Web Server and Operating System
Is the type of operating system and server important?
In general, most people will want to sign up for a web host offering a Unix-based system (like Linux, FreeBSD or OpenBSD) and running the Apache web server. Most web-based software assume your website is running on such a system, and you will usually experience fewer compatibility issues with it. There are also a lot of guides available on the Internet on configuring such systems, so finding help when you need it is easier as well.
In my opinion, the only time when you will want to use a Windows server is if you’re running Windows-specific programs, like ASP scripts. But even then, you’ll probably be better off looking for a PHP-equivalent, and using a Unix-based system.
I was actually hesitant to list this, but I guess it’s futile not to. However, I would caution that while price is always a factor, you should realise (“realize” in US English) that you often get what you pay for, although it’s not necessarily true that the most expensive hosts are the best.

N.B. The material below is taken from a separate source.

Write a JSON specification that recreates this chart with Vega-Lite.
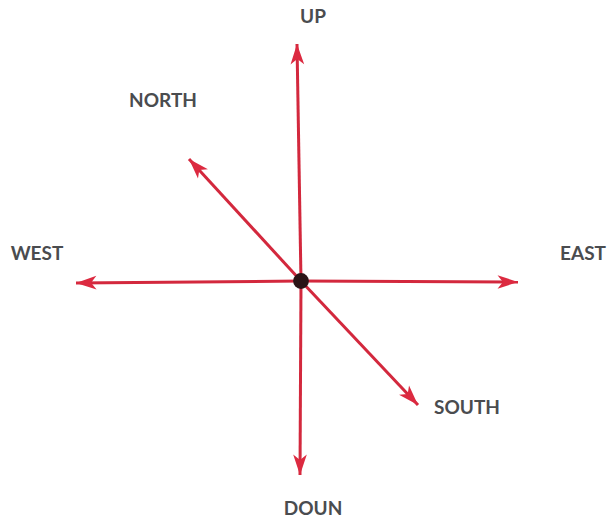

Monthly/Quarterly/Annual Payment Plans
Most web hosts allow you to select an annual payment plan that gives you a cheaper rate than if you were to pay monthly. My current personal preference is to pay monthly with all new web hosts until I’m assured of their reliability and honesty. Paying monthly allows me to switch web hosts quickly when I find that the current host does not meet my requirements: this way, I’m not tied down to a bad web host because I have prepaid for an entire year. I do this even if the new web host guarantees that they will refund the balance if I’m dissatisfied, since at the point I sign up, I have no assurance that they will honour their guarantee. Later (usually after a couple of years), when I’m satisfied with the host, I may change payment plans to the discounted annual plans.

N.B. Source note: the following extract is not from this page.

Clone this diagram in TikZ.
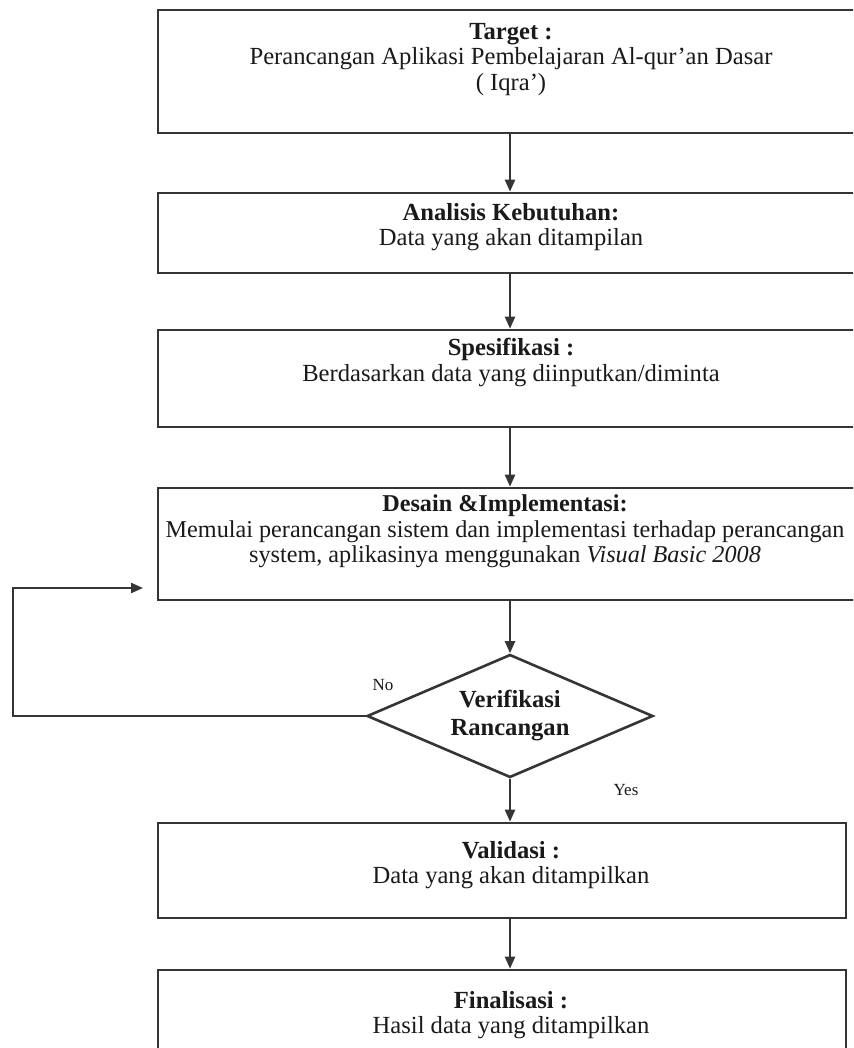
\documentclass[tikz,border=0pt]{standalone}
\usepackage{fontspec}
\setmainfont{Liberation Serif}
\usetikzlibrary{arrows.meta,shapes.geometric}
\definecolor{linec}{HTML}{353535}
\definecolor{txtc}{HTML}{1A1A1A}
\begin{document}
\begin{tikzpicture}[x=1pt,y=-1pt,
  boxst/.style={draw=linec, line width=2.6pt, rectangle, inner sep=0pt},
  txt/.style={align=center, inner sep=0pt, anchor=north, text=txtc,
    font=\fontsize{24.6}{25.5}\selectfont},
  lbl/.style={inner sep=0pt, text=txtc, font=\fontsize{17}{18}\selectfont},
  arr/.style={draw=linec, line width=2.2pt, -{Triangle[length=12pt,width=10pt]}},
  decision/.style={diamond, draw=linec, line width=2.6pt, inner sep=0pt,
    aspect=2.33, minimum width=286pt, minimum height=123pt, align=center,
    text=txtc, font=\bfseries\fontsize{24.6}{28}\selectfont}
]
\useasboundingbox (0,0) rectangle (853,1048);
\clip (0,0) rectangle (853,1048);
\fill[white] (0,0) rectangle (853,1048);

% boxes
\node[boxst, minimum width=704pt, minimum height=123pt] (b1) at (510,71.5) {};
\node[boxst, minimum width=704pt, minimum height=80pt]  (b2) at (510,233) {};
\node[boxst, minimum width=704pt, minimum height=97pt]  (b3) at (510,378.5) {};
\node[boxst, minimum width=704pt, minimum height=112pt] (b4) at (510,544) {};
\node[decision] (dia) at (510,716) {Verifikasi\\Rancangan};
\node[boxst, minimum width=688pt, minimum height=95pt]  (b5) at (502,870.5) {};
\node[boxst, minimum width=688pt, minimum height=120pt] (b6) at (502,1030) {};

% texts
\node[txt] (t1) at (511,23) {\textbf{Target :}\\Perancangan Aplikasi Pembelajaran Al-qur’an Dasar\\( Iqra’)};
\node[txt] (t2) at (511,203) {\textbf{Analisis Kebutuhan:}\\Data yang akan ditampilan};
\node[txt] (t3) at (511,338) {\textbf{Spesifikasi :}\\Berdasarkan data yang diinputkan/diminta};
\node[txt, font=\fontsize{24.2}{25.5}\selectfont] (t4) at (505,495) {\textbf{Desain \&Implementasi:}\\Memulai perancangan sistem dan implementasi terhadap perancangan\\system, aplikasinya menggunakan \textit{Visual Basic 2008}};
\node[txt] (t5) at (511,841) {\textbf{Validasi :}\\Data yang akan ditampilkan};
\node[txt] (t6) at (511,991) {\textbf{Finalisasi :}\\Hasil data yang ditampilkan};

% labels
\node[lbl] (no) at (383,685) {No};
\node[lbl] (yes) at (626,790) {Yes};

% connectors
\draw[arr] (b1.south) -- (b2.north);
\draw[arr] (b2.south) -- (b3.north);
\draw[arr] (b3.south) -- (b4.north);
\draw[arr] (b4.south) -- (dia.north);
\draw[arr] (dia.south) -- (dia.south |- b5.north);
\draw[arr] (dia.south |- b5.south) -- (dia.south |- b6.north);

\coordinate (c1) at (13,716);
\coordinate (c2) at (13,588);
\coordinate (fbend) at (143,588);
\draw[arr] (dia.west) -- (c1) -- (c2) -- (fbend);
\end{tikzpicture}
\end{document}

Not all hosting companies own or lease their own web servers. Some of them are actually resellers for some other hosting company. The disadvantage of using a reseller is the possibility that you are dealing with people who don’t know much about the system they are selling and who take longer to help you (they have to transmit your technical support request to the actual hosting company for it to be acted upon). However, this also depends on both the reseller and the underlying hosting company. It is thus wise not to rule out all resellers; there are a number of reliable and fast ones who are actually quite good and cheap. In fact, a number of resellers sell the same packages cheaper than their original hosting company. If you find out that a particular company is a reseller, you will need to investigate both the reseller and the real hosting company.
If you don’t stay in the USA, you have the option of hosting your site with some local provider. The advantage here is the ease of dealing with them (they are after all easily accessible by phone call or a visit), your familiarity with the local laws and easy recourse to those laws should it be necessary. It should be your choice if your target audience is local (eg a local fast food delivery service). On the other hand, hosting it in USA has the advantage of faster access for what is probably the largest number of your overseas visitors (particularly if you have an English-speaking audience). You also have a large number of hosting companies to choose from, and as a result, cheaper prices too.